Australia escaped relatively unscathed, but this isn’t because we’ve solved the boom/bust cycle.

Our policies differ little from the affected countries that promote ownership with similar inflationary measures.

First time buyers have no memory of a recession and understandably want their share of the pie.

However our history is littered with recurrent patterns of boom-bust credit and asset bubbles, commonly triggered by high land prices.

They all heralded financial instability and dreadful social consequences – a study of which should perhaps feature higher on the school curriculum.

We’ve just entered into another cycle and already prices have exceeded previous peaks.

Housing cycles are long-term affairs, however unless we begin to studiously take measures to change our tax and supply policies, when the clock ticks round again – as it inevitably will – our house of cards will blow over like the rest.
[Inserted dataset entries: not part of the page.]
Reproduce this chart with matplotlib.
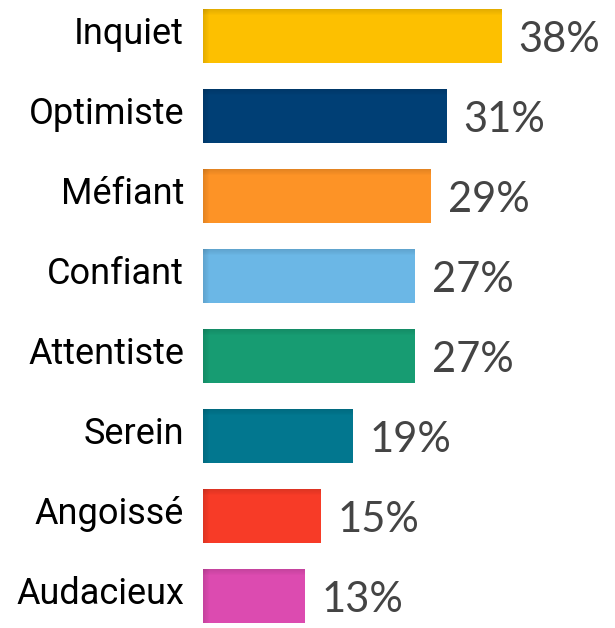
import numpy as np
import matplotlib
matplotlib.use('Agg')
import matplotlib.pyplot as plt

categories = ['Inquiet', 'Optimiste', 'Méfiant', 'Confiant',
              'Attentiste', 'Serein', 'Angoissé', 'Audacieux']
values = [38, 31, 29, 27, 27, 19, 15, 13]
colors = ['#FDC000', '#003F75', '#FD9326', '#6BB7E6',
          '#179C72', '#02778F', '#F73B27', '#DC4BB0']

fig = plt.figure(figsize=(6.15, 6.28), dpi=100)
ax = fig.add_axes([203 / 615, 0, 412 / 615, 1])

y = np.arange(len(categories))
bh = 0.675
ax.barh(y, values, height=bh, color=colors, edgecolor='none')

# soft shading along the top and left edge of each bar
for yi, v, c in zip(y, values, colors):
    for k in range(6):
        a = 0.10 * (1 - k / 6)
        ax.barh(yi - bh / 2 + k * 0.012 + 0.006, v, height=0.012,
                color='black', alpha=a, edgecolor='none')
        ax.barh(yi, 0.12, left=k * 0.12, height=bh,
                color='black', alpha=a, edgecolor='none')

for yi, v, lab in zip(y, values, categories):
    ax.text(-2.4, yi - 0.02, lab, ha='right', va='center', fontsize=26,
            family='Roboto', color='black')
    ax.text(v + 2.1, yi + 0.05, f'{v}%', ha='left', va='center',
            fontsize=30, family='Lato', color='#444444')

ax.set_xlim(0, 412 / 7.87)
ax.set_ylim(7.4, -0.45)
ax.axis('off')

fig.savefig('out.png', dpi=100)
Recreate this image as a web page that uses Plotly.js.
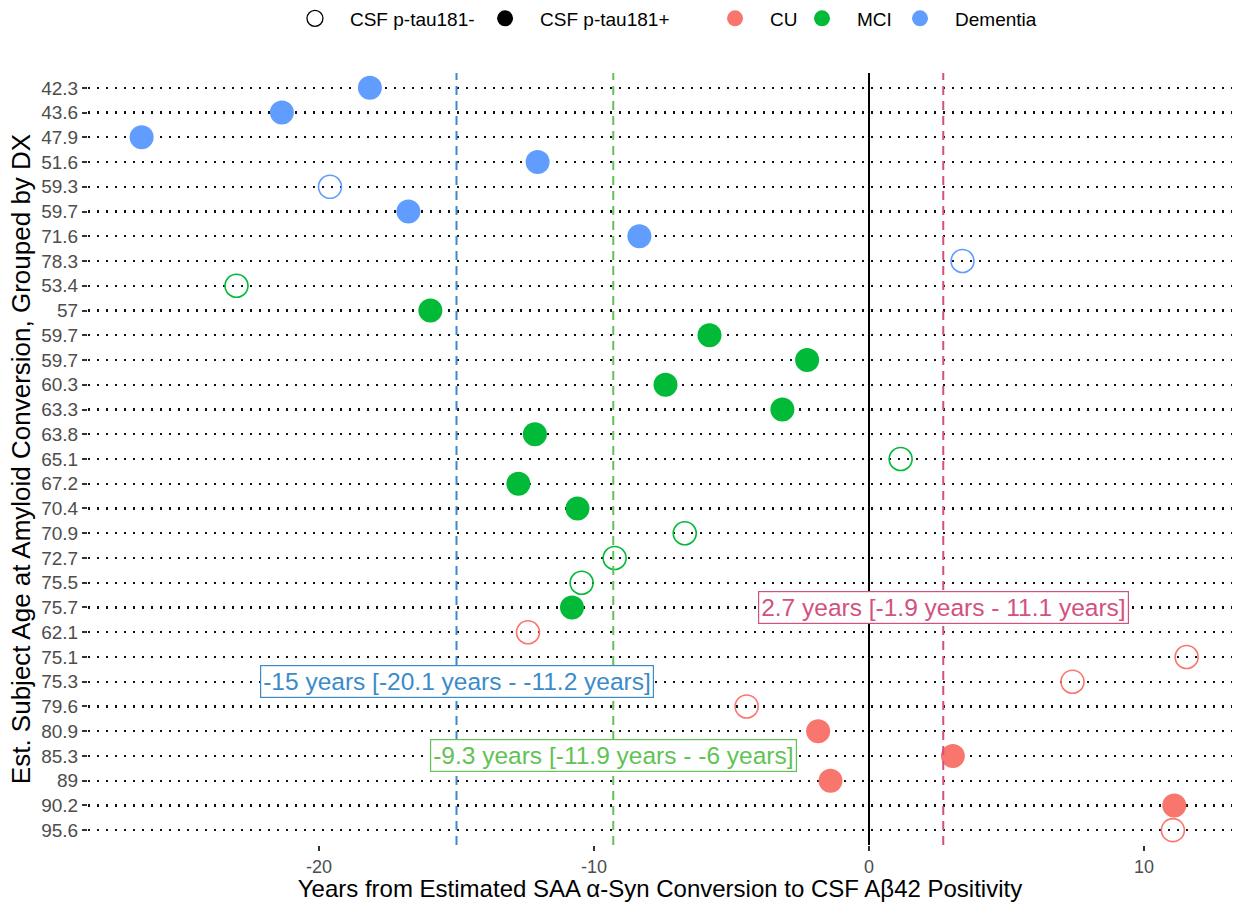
<!DOCTYPE html>
<html>
<head>
<meta charset="utf-8">
<script src="https://cdn.plot.ly/plotly-3.0.1.min.js"></script>
<style>html,body{margin:0;padding:0;background:#fff;}#chart{width:1239px;height:902px;}</style>
</head>
<body>
<div id="chart"></div>
<script>
// Row labels (top to bottom): estimated subject age at amyloid conversion
const ageLabels = ["42.3","43.6","47.9","51.6","59.3","59.7","71.6","78.3",
  "53.4","57","59.7","59.7","60.3","63.3","63.8","65.1","67.2","70.4","70.9","72.7","75.5","75.7",
  "62.1","75.1","75.3","79.6","80.9","85.3","89","90.2","95.6"];
// Years from SAA conversion to CSF Abeta42 positivity
const yearsValues = [-18.15,-21.35,-26.45,-12.05,-19.6,-16.75,-8.35,3.4,
  -23.0,-15.95,-5.8,-2.25,-7.4,-3.15,-12.15,1.15,-12.75,-10.6,-6.7,-9.25,-10.45,-10.8,
  -12.4,11.55,7.4,-4.45,-1.85,3.05,-1.4,11.1,11.05];
const dxGroup = ["Dementia","Dementia","Dementia","Dementia","Dementia","Dementia","Dementia","Dementia",
  "MCI","MCI","MCI","MCI","MCI","MCI","MCI","MCI","MCI","MCI","MCI","MCI","MCI","MCI",
  "CU","CU","CU","CU","CU","CU","CU","CU","CU"];
const tauPositive = [true,true,true,true,false,true,true,false,
  false,true,true,true,true,true,true,false,true,true,false,false,false,true,
  false,false,false,false,true,true,true,true,false];

const dxNames = ["CU","MCI","Dementia"];
const dxColors = {"CU":"#F8766D","MCI":"#00BA38","Dementia":"#619CFF"};
// Group medians and intervals
const medianDx = ["Dementia","MCI","CU"];
const medianValues = [-15, -9.3, 2.7];
const medianLabels = ["-15 years [-20.1 years - -11.2 years]","-9.3 years [-11.9 years - -6 years]","2.7 years [-1.9 years - 11.1 years]"];
const medianLabelRows = [24, 27, 21];
const medianLineColors = {"Dementia":"#3B8BCB","MCI":"#62C256","CU":"#D2517F"};
const tauNames = ["CSF p-tau181-","CSF p-tau181+"];

const FONT = "Liberation Sans, Arial, sans-serif";
const rowIdx = ageLabels.map((_, i) => i);
const traces = [];
dxNames.forEach(dx => {
  [true,false].forEach(pos => {
    const xs = [], ys = [];
    yearsValues.forEach((v,i) => { if (dxGroup[i]===dx && tauPositive[i]===pos) { xs.push(v); ys.push(i); } });
    traces.push({
      type:"scatter", mode:"markers", x:xs, y:ys, showlegend:false, hoverinfo:"x+y",
      marker: pos ? {symbol:"circle", size:24, color:dxColors[dx], line:{width:0}}
                  : {symbol:"circle-open", size:23, color:dxColors[dx], line:{width:1.6}}
    });
  });
});
// legend entries, each in its own legend box so they can be spaced like the reference
const legendIds = ["legend","legend2","legend3","legend4","legend5"];
const legendX = [0.1678, 0.334, 0.535, 0.611, 0.6967];
const legendEntries = [
  {name:tauNames[0], marker:{symbol:"circle-open", size:20, color:"#000", line:{width:1.3}}},
  {name:tauNames[1], marker:{symbol:"circle", size:20, color:"#000"}}
].concat(dxNames.map(dx => ({name:dx, marker:{symbol:"circle", size:20, color:dxColors[dx]}})));
legendEntries.forEach((e,k) => {
  traces.push({type:"scatter", mode:"markers", x:[null], y:[null], name:e.name, legend:legendIds[k], marker:e.marker});
});

const shapes = [{type:"line", xref:"x", yref:"paper", x0:0, x1:0, y0:0, y1:1, line:{color:"#000", width:2}, layer:"above"}];
const annotations = [];
medianValues.forEach((v,k) => {
  const c = medianLineColors[medianDx[k]];
  shapes.push({type:"line", xref:"x", yref:"paper", x0:v, x1:v, y0:0, y1:1, line:{color:c, width:2, dash:"9px,6px"}, layer:"above"});
  annotations.push({x:v, y:medianLabelRows[k], xref:"x", yref:"y", text:medianLabels[k], showarrow:false,
    font:{size:24.5, color:c, family:FONT}, bgcolor:"#fff", bordercolor:c, borderwidth:1.2, borderpad:2});
});

const layout = {
  width:1239, height:902,
  margin:{l:88, r:7, t:73, b:57, autoexpand:false},
  paper_bgcolor:"#fff", plot_bgcolor:"#fff",
  font:{family:FONT, color:"#000"},
  xaxis:{range:[-28.4,13.2], tickvals:[-20,-10,0,10], ticktext:["-20","-10","0","10"], showgrid:false, zeroline:false,
    ticks:"outside", ticklen:5, tickwidth:2, tickcolor:"#333", tickfont:{size:18, color:"#4D4D4D"},
    title:{text:"Years from Estimated SAA α-Syn Conversion to CSF Aβ42 Positivity", font:{size:24, color:"#000"}, standoff:3}},
  yaxis:{range:[30.6,-0.6], tickvals:rowIdx, ticktext:ageLabels, showgrid:true, gridcolor:"#111", gridwidth:2.2, griddash:"2px,7px",
    zeroline:false, ticks:"outside", ticklen:5, tickwidth:2, tickcolor:"#333", tickfont:{size:19, color:"#4D4D4D"},
    title:{text:"Est. Subject Age at Amyloid Conversion, Grouped by DX", font:{size:26, color:"#000"}, standoff:3}},
  showlegend:true,
  shapes:shapes, annotations:annotations
};
legendIds.forEach((id,k) => {
  layout[id] = {orientation:"h", x:legendX[k], xanchor:"left", y:1.0706, yanchor:"middle", itemwidth:60,
    font:{size:19, color:"#000"}, bgcolor:"rgba(0,0,0,0)"};
});
Plotly.newPlot("chart", traces, layout, {displayModeBar:false, staticPlot:true});
</script>
</body>
</html>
Many applauded Malcolm Turnbull as he made the most of his share of publicity during the CEO sleep out last week, to raise money for the homeless.

However, Turnbull is part and parcel of a budget and government that exacerbates housing affordability, and by consequence, the very problems he endured a cold night to help ‘solve’.

This is because the government has structured the tax burden to fall predominantly on wages and productivity – which advantages those at the top, who see their landholdings increase way in excess of any taxation or earned income through no individual effort of their own, rather the collective efforts of community investment (items of which I’ve detailed previously) – whilst the productive earners at the bottom of the pile, struggle to make ends meet.

In other words, by hoarding housing, the rich pay less – the poor pay more.

Unless we restructure our tax and supply policies to address this and reduce land prices, encouraging instead, individual investment into productivity rather than speculation on rising land values. Welfare measures to help the homeless are merely a Band-Aid to capture the increasing number falling foul of the system and never a cure.

Which brings me back to the one question both reporters failed to asked,

“Who are rising property prices good for?”